Without the pictures, print the lines running from the beginning of the material to the line containing "(main) at (5.195,2.735)", both ends included.

════════════════

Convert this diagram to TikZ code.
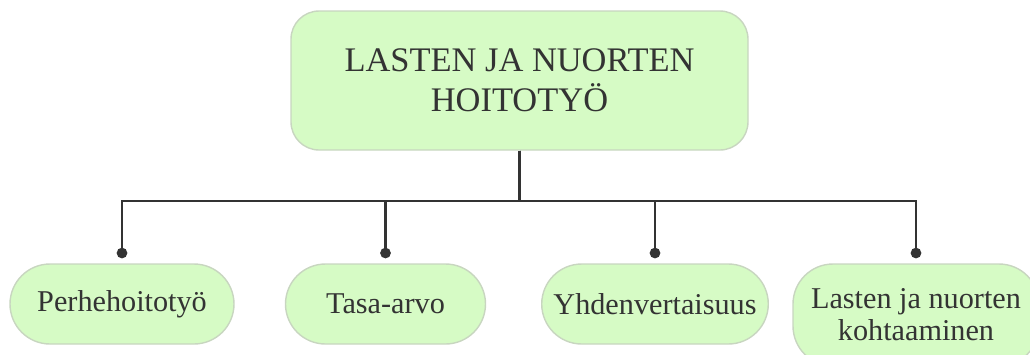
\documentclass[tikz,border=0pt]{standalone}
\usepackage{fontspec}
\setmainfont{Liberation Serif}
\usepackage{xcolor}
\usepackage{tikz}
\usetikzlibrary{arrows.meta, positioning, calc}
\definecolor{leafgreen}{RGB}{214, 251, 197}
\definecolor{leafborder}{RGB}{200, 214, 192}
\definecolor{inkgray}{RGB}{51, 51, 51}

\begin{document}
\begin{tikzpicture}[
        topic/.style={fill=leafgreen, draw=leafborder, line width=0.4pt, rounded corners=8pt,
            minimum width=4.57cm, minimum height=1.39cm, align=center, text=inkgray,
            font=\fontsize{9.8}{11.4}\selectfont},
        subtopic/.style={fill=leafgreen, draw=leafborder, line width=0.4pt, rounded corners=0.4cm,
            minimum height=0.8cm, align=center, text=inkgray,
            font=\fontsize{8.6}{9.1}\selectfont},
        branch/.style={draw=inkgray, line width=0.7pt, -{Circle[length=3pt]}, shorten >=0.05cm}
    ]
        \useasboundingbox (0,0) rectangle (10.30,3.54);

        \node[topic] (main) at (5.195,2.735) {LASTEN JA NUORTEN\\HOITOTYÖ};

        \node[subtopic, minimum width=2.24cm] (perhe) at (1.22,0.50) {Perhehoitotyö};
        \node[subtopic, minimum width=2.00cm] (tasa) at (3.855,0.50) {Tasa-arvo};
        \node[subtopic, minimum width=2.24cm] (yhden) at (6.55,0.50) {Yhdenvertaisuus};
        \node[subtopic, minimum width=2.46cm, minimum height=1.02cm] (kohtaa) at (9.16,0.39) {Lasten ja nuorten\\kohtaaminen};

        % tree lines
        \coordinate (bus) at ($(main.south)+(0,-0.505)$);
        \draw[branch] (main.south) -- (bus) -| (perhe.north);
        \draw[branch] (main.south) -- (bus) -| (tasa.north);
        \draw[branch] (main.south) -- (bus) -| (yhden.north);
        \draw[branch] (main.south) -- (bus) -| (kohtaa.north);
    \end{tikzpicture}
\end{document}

════════════════

● Task solution
Convert this diagram to TikZ code.
\documentclass[tikz,border=0pt]{standalone}
\usepackage{fontspec}
\setmainfont{Liberation Serif}
\usepackage{xcolor}
\usepackage{tikz}
\usetikzlibrary{arrows.meta, positioning, calc}
\definecolor{leafgreen}{RGB}{214, 251, 197}
\definecolor{leafborder}{RGB}{200, 214, 192}
\definecolor{inkgray}{RGB}{51, 51, 51}

\begin{document}
\begin{tikzpicture}[
        topic/.style={fill=leafgreen, draw=leafborder, line width=0.4pt, rounded corners=8pt,
            minimum width=4.57cm, minimum height=1.39cm, align=center, text=inkgray,
            font=\fontsize{9.8}{11.4}\selectfont},
        subtopic/.style={fill=leafgreen, draw=leafborder, line width=0.4pt, rounded corners=0.4cm,
            minimum height=0.8cm, align=center, text=inkgray,
            font=\fontsize{8.6}{9.1}\selectfont},
        branch/.style={draw=inkgray, line width=0.7pt, -{Circle[length=3pt]}, shorten >=0.05cm}
    ]
        \useasboundingbox (0,0) rectangle (10.30,3.54);

        \node[topic] (main) at (5.195,2.735) {LASTEN JA NUORTEN\\HOITOTYÖ};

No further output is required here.